When it comes to support for native people on the Downtown Eastside, there is a plethora of organizations. Just walk up Hastings St. east of Carnegie and you'll pass several. In addition, the welfare offices at Powell and Main have plenty of programs for native people looking for upgrading and jobs. In fact, they tell people that if you're non-native, they don't have much in the way of courses, but if you're native there are lots.
The list of 'essential' services provided by the Carnegie Learning Center is summed up on the press release with a blatant lie: “For most residents, this is the only place they have access to computers. This is a serious human rights violation, since most government information and access to services is only available on line.”
There is no doubt that early in the CUPE strike, Carnegie patrons missed the computers they had been accustomed to having easy access to at Carnegie. But as the strike enters its third month, many people have discovered other places to go.

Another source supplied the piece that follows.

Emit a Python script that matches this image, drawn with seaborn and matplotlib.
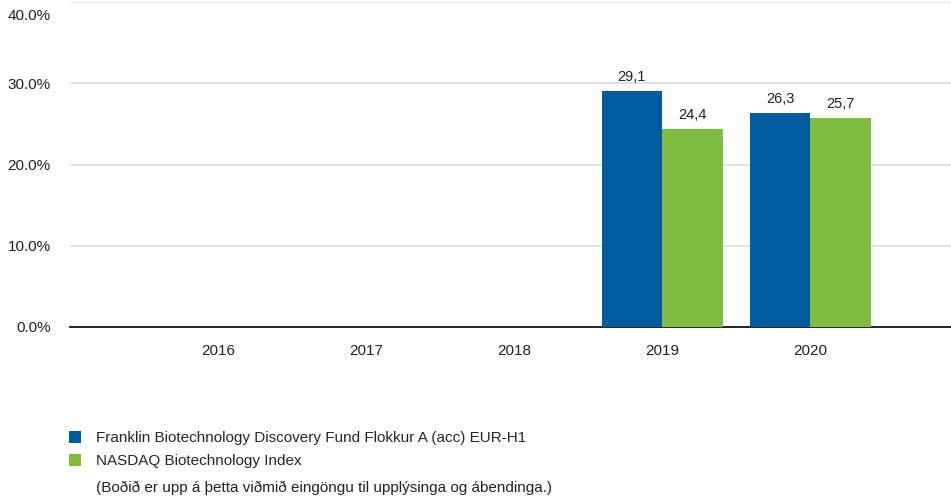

In the press release it was stated that the closing of the Carnegie Learning Center is causing “pain and destruction”. If that’s the case, why did Alderson at times lock the doors of the Learning Center or evacuate everyone, always with the same excuse, “A volunteer didn’t show up.” Alderson would sit in the Learning Center by herself while low income people who wanted access to computers peered through the windows at her, resulting in her being described on the Downtown Eastside Enquirer as a “sea otter at the aquarium”. When bloggers began reporting these too frequent closures -- which were also occurring on Saturdays when it was the responsibility of CUPE members to keep the Center open -- Alderson and Alkenbrack participated in a witch hunt for the blogger, interrogating a volunteer about who could be blogging. Then Alderson personally barred a homeless man, Bill Simpson, for suspected blogging.
The barring of Simpson, which was later expanded to include the entire building by City managers under pressure from CUPE members, was criticized by Carnegie Board member Sophia Friegang as a “human rights” issue. Friegang got nowhere and resigned over the issue.
But Freigang's criticism didn't prevent the promotion of the Learning Center in the press release as a place where human rights are respected. The press release began with the headline, "LABOUR DISPUTE PUTS LEARNING AND HUMAN RIGHTS ON HOLD", and ended with an appeal to both sides to resolve the strike so that the Learning Center can operate: “Lives and human rights are at stake.”